Mike Huckabee is looking a lot like a 2016 presidential candidate

With the first 2016 presidential primary just over a year away, former Arkansas Gov. Mike Huckabee is making all the moves a would-be presidential candidate would make: he's gathering key staff at a non-profit group in advance of a possible run, he's beefing up his foreign policy credentials with a trip to Europe this week, he's written a new, campaign-friendly book extolling America's greatness, and he's scheduled to meet with some of the GOP's top donors across the country later this month.

His advisers are even scouting locations for a potential campaign headquarters in Little Rock, Arkansas, according to the Washington Post.

But Mike Huckabee is more than just a potential candidate--he's also a successful broadcaster with a weekly show on Fox News who will need to avoid sounding too much like a politician unless and until he decides to launch another presidential bid.

Noting his "obligations in broadcasting," Huckabee told the Post, "I have to be very careful, about this...I am not doing anything official at this point."

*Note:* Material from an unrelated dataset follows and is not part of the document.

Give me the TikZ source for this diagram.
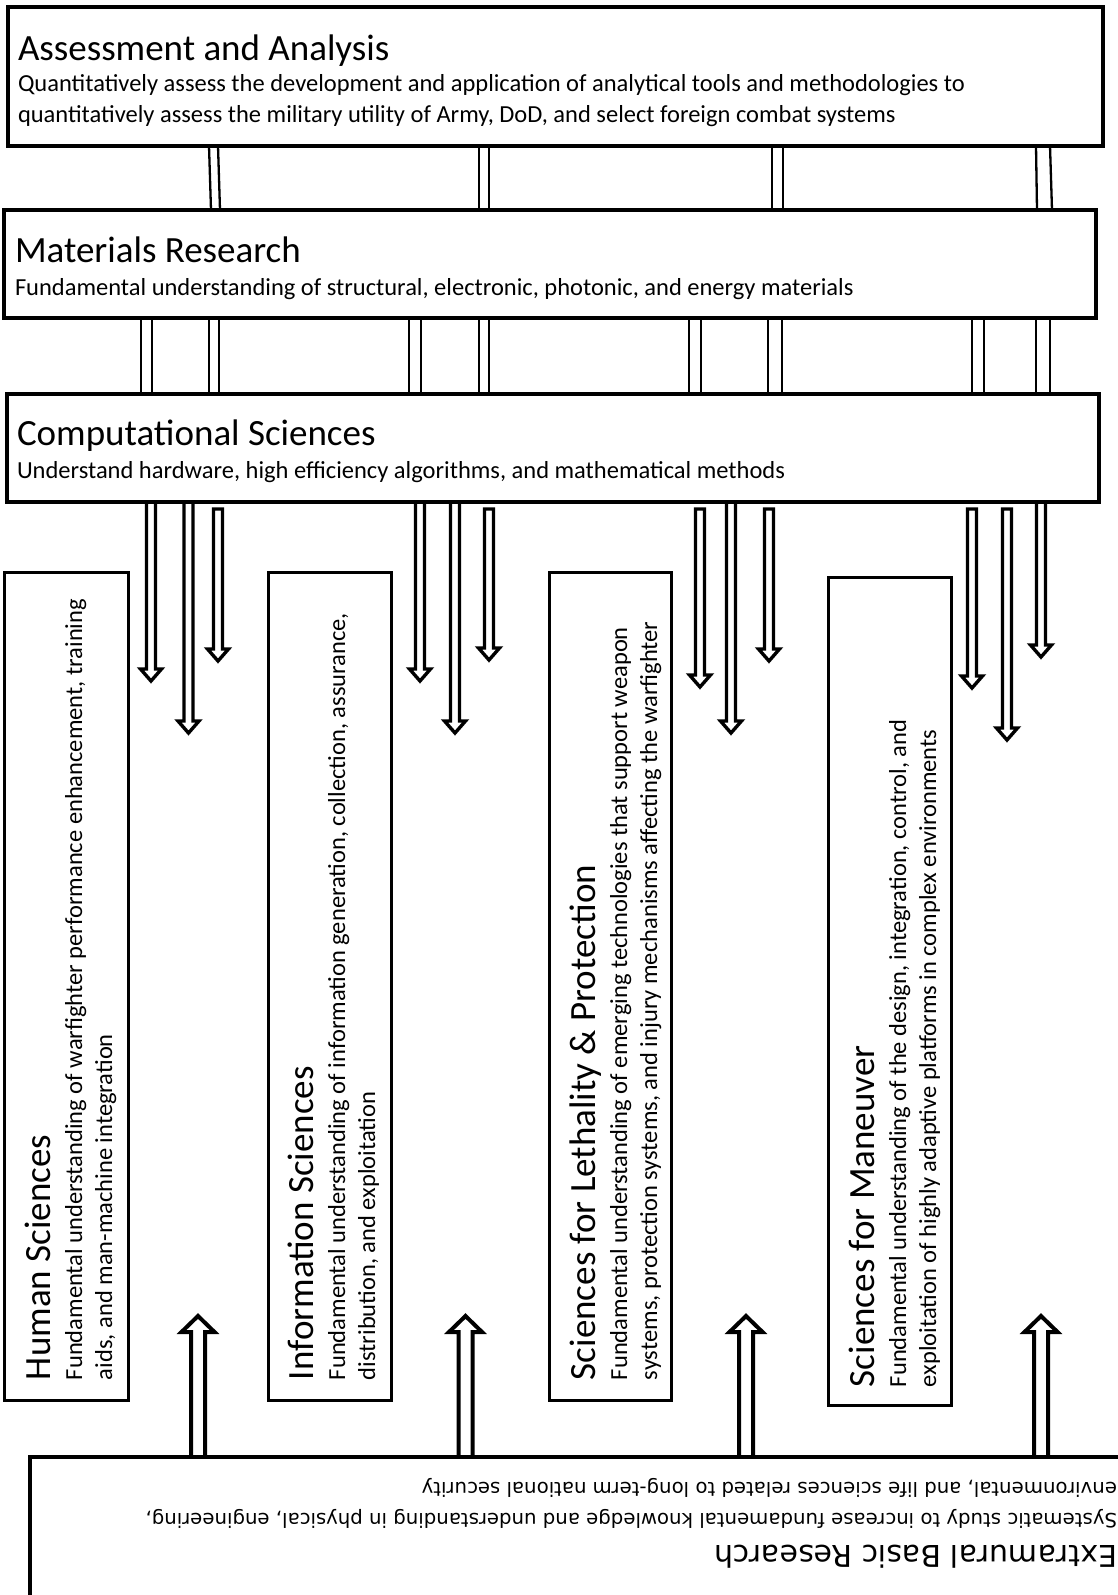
\documentclass[tikz,border=0pt]{standalone}
\usepackage{fontspec}
\setmainfont{Carlito}
\newfontfamily\extfont{DejaVu Sans}
\usetikzlibrary{calc}
\newcommand\hdown[3]{% #1 source node, #2 tip coordinate, #3 gap below the node
  \draw[harrow] let \p1=(#2), \p2=(#1.south) in
    (\x1-4.5pt,\y2-#3pt) -- (\x1-4.5pt,\y1+12pt) -- (\x1-10.5pt,\y1+12pt) -- (\x1,\y1)
    -- (\x1+10.5pt,\y1+12pt) -- (\x1+4.5pt,\y1+12pt) -- (\x1+4.5pt,\y2-#3pt) -- cycle;}
\newcommand\hup[2]{% #1 source node, #2 tip coordinate
  \draw[harrowup] let \p1=(#2), \p2=(#1.north) in
    (\x1-7pt,\y2) -- (\x1-7pt,\y1-16pt) -- (\x1-16.5pt,\y1-16pt) -- (\x1,\y1)
    -- (\x1+16.5pt,\y1-16pt) -- (\x1+7pt,\y1-16pt) -- (\x1+7pt,\y2);}
\begin{document}
\begin{tikzpicture}[x=1pt,y=-1pt,
  box/.style={draw, line width=3.3pt, rectangle, inner sep=0pt, outer sep=0pt, anchor=north west},
  vbox/.style={draw, line width=3pt, rectangle, inner sep=0pt, outer sep=0pt, anchor=north west},
  ttl/.style={inner sep=0pt, outer sep=0pt, anchor=base west, font=\fontsize{37}{44}\selectfont},
  dsc/.style={inner sep=0pt, outer sep=0pt, anchor=base west, font=\fontsize{24.5}{30}\selectfont},
  vttl/.style={ttl, rotate=90},
  vdsc/.style={dsc, rotate=90},
  ettl/.style={inner sep=0pt, outer sep=0pt, anchor=base west, rotate=180, font=\extfont\fontsize{30}{36}\selectfont},
  edsc/.style={inner sep=0pt, outer sep=0pt, anchor=base west, rotate=180, font=\extfont\fontsize{19.7}{24}\selectfont},
  conn/.style={line width=2.3pt},
  harrow/.style={line width=3.4pt, line join=miter},
  harrowup/.style={line width=4pt, line join=miter},
]
\useasboundingbox (0,0) rectangle (1118,1595);
\clip (0,0) rectangle (1118,1595);
\fill[white] (0,0) rectangle (1118,1595);

% horizontal boxes
\node[box, minimum width=1095pt, minimum height=139pt] (A) at (8,7) {};
\node[box, minimum width=1092pt, minimum height=108pt] (M) at (4,210) {};
\node[box, minimum width=1092pt, minimum height=108pt] (C) at (7,394) {};

\node[ttl] (At) at (18,60) {Assessment and Analysis};
\node[dsc] (Ad1) at (18,92) {Quantitatively assess the development and application of analytical tools and methodologies to};
\node[dsc] (Ad2) at (18,122) {quantitatively assess the military utility of Army, DoD, and select foreign combat systems};

\node[ttl] (Mt) at (15,262) {Materials Research};
\node[dsc] (Md) at (15,295) {Fundamental understanding of structural, electronic, photonic, and energy materials};

\node[ttl] (Ct) at (17,445) {Computational Sciences};
\node[dsc] (Cd) at (17,478) {Understand hardware, high efficiency algorithms, and mathematical methods};

% vertical boxes
\node[vbox, minimum width=124pt, minimum height=828pt] (H) at (4,572) {};
\node[vbox, minimum width=123pt, minimum height=828pt] (I) at (268,572) {};
\node[vbox, minimum width=122pt, minimum height=828pt] (L) at (549,572) {};
\node[vbox, minimum width=123pt, minimum height=828pt] (V) at (828,577) {};

\node[vttl] (Ht) at (50,1380) {Human Sciences};
\node[vdsc] (Hd1) at (82,1380) {Fundamental understanding of warfighter performance enhancement, training};
\node[vdsc] (Hd2) at (112,1380) {aids, and man-machine integration};

\node[vttl] (It) at (313,1380) {Information Sciences};
\node[vdsc] (Id1) at (345,1380) {Fundamental understanding of information generation, collection, assurance,};
\node[vdsc] (Id2) at (375,1380) {distribution, and exploitation};

\node[vttl] (Lt) at (595,1380) {Sciences for Lethality \& Protection};
\node[vdsc] (Ld1) at (627,1380) {Fundamental understanding of emerging technologies that support weapon};
\node[vdsc] (Ld2) at (657,1380) {systems, protection systems, and injury mechanisms affecting the warfighter};

\node[vttl] (Vt) at (874,1387) {Sciences for Maneuver};
\node[vdsc] (Vd1) at (906,1387) {Fundamental understanding of the design, integration, control, and};
\node[vdsc] (Vd2) at (936,1387) {exploitation of highly adaptive platforms in complex environments};

% bottom (upside-down) box
\node[box, minimum width=1150pt, minimum height=200pt] (E) at (30,1457) {};
\node[ettl] (Et) at (1117,1545) {Extramural Basic Research};
\node[edsc] (Ed1) at (1117,1513) {Systematic study to increase fundamental knowledge and understanding in physical, engineering,};
\node[edsc] (Ed2) at (1117,1482) {environmental, and life sciences related to long-term national security};

% double-line connectors A -- M
\foreach \xt/\xb in {209/211, 218/220, 479/479, 489/489, 772/772, 783/783, 1036/1037, 1050/1052}
  \draw[conn] (\xt,0 |- A.south) -- (\xb,0 |- M.north);
% double-line connectors M -- C
\foreach \xx in {141, 152, 209, 219, 409, 421, 479, 489, 689, 701, 768, 782, 972, 984, 1036, 1050}
  \draw[conn] (\xx,0 |- M.south) -- (\xx,0 |- C.north);

% tips of the hollow arrows from C
\coordinate (d1) at (151,681);
\coordinate (d2) at (188.5,733);
\coordinate (d3) at (218,661);
\coordinate (d4) at (420,681);
\coordinate (d5) at (455,733);
\coordinate (d6) at (489,660);
\coordinate (d7) at (700,687);
\coordinate (d8) at (731,733);
\coordinate (d9) at (769,661);
\coordinate (d10) at (972,688);
\coordinate (d11) at (1007,740);
\coordinate (d12) at (1041,657);

\hdown{C}{d1}{0}
\hdown{C}{d2}{0}
\hdown{C}{d3}{7}
\hdown{C}{d4}{0}
\hdown{C}{d5}{0}
\hdown{C}{d6}{7}
\hdown{C}{d7}{7}
\hdown{C}{d8}{0}
\hdown{C}{d9}{7}
\hdown{C}{d10}{7}
\hdown{C}{d11}{7}
\hdown{C}{d12}{0}

% hollow arrows from E
\coordinate (u1) at (198,1316);
\coordinate (u2) at (465.5,1316);
\coordinate (u3) at (746,1316);
\coordinate (u4) at (1041,1316);
\hup{E}{u1}
\hup{E}{u2}
\hup{E}{u3}
\hup{E}{u4}
\end{tikzpicture}
\end{document}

Huckabee, who was governor of Arkansas between 1996 and 2007, began his presidential campaign as a longshot, but gained momentum in the last couple of months to win the Iowa caucuses in 2008, stunning political observers. His bid eventually flamed out, outpaced by better-funded establishment rivals, but he remains a favorite among the religious conservatives who play an outsized role in the caucuses--the first presidential nominating contest in the country.

That appeal has endured for the better part of a decade, with Huckabee still ranking at or near the top of early polls of the 2016 GOP presidential field. A CNN poll released in September, for example, found Huckabee at the head of the pack in Iowa, nabbing 21 percent support. His closest competitor, Rep. Paul Ryan, R-Wisconsin, earned only 12 percent.

Numbers like that, Huckabee acknowledged, are pretty hard to ignore--especially when reinforced by polls conducted by allies in early primary states showing him in the lead.

"There were polls done that surprised me and got my attention and led my friends to urge me to think of this again," he told the Post.

To that end, Huckabee formed America Takes Action, a nonprofit advocacy group, earlier this year. The group has absorbed several veterans of Huckabee's past runs, including his 2008 campaign manager Chip Saltsman, his daughter and adviser Sarah Huckabee, and communications director Alice Stewart.

Raising money and organizing his staff under a nonprofit rather than a political action committee could allow him to, at least temporarily, continue hosting his show at Fox News, which must necessarily cut ties with any host or contributor who takes a step into elected politics.

But whether Huckabee will be able to keep his day job much longer is an open question, given the glut of near-political activity that he's attached his name to in recent weeks. His book, titled "God, Guns, Grits, and Gravy," is an exploration of "small-town people and families" featuring "Huckabee's brand of optimistic patriotism," according to Amazon. In other words, it sounds to be exactly the kind of inoffensive fare a prospective presidential candidate would write.

Huckabee's trip to Europe, for example, was billed as a "spiritual awakening" and organized by a Christian political strategist named David Lane, according to the Post. But Huckabee will be joined on this "awakening" by a conspicuous number of pastors from early primary states--20 from Iowa, 22 from South Carolina, two from New Hampshire, and eight from Nevada.

If he dispenses with the wink-and-nod approach and decides to take the plunge, Huckabee may find the GOP has changed in the years since 2008. For one, there are a number of candidates vying for the mantle of social conservatism that Huckabee was able to claim for himself exclusively in 2008. Sens. Ted Cruz, R-Texas, and Rand Paul, R-Kentucky, Govs. Rick Perry, R-Texas, and Bobby Jindal, R-Louisiana, and former Sen. Rick Santorum, R-Pennsylvania, who narrowly won the Iowa caucuses in 2012, have all made an effort to court Iowa's influential religious voters in recent months. They're unlikely to allow Huckabee to corner that market this time around.

Bob Vander Plaats, an influential Christian conservative who chaired Huckabee's 2008 effort in Iowa, told the Post he's a fan of Huckabee's, but he can't promise an endorsement.

"Governor Huckabee and I have been friends for a number of years, but he knows that today I have a lot of friends who might run for president," Vander Plaats said.

Huckabee, for his part, isn't sweating the competition--at least not yet.

"That's part of the whole process of having a primary election period," he told the Post. "It provides an opportunity for comparisons."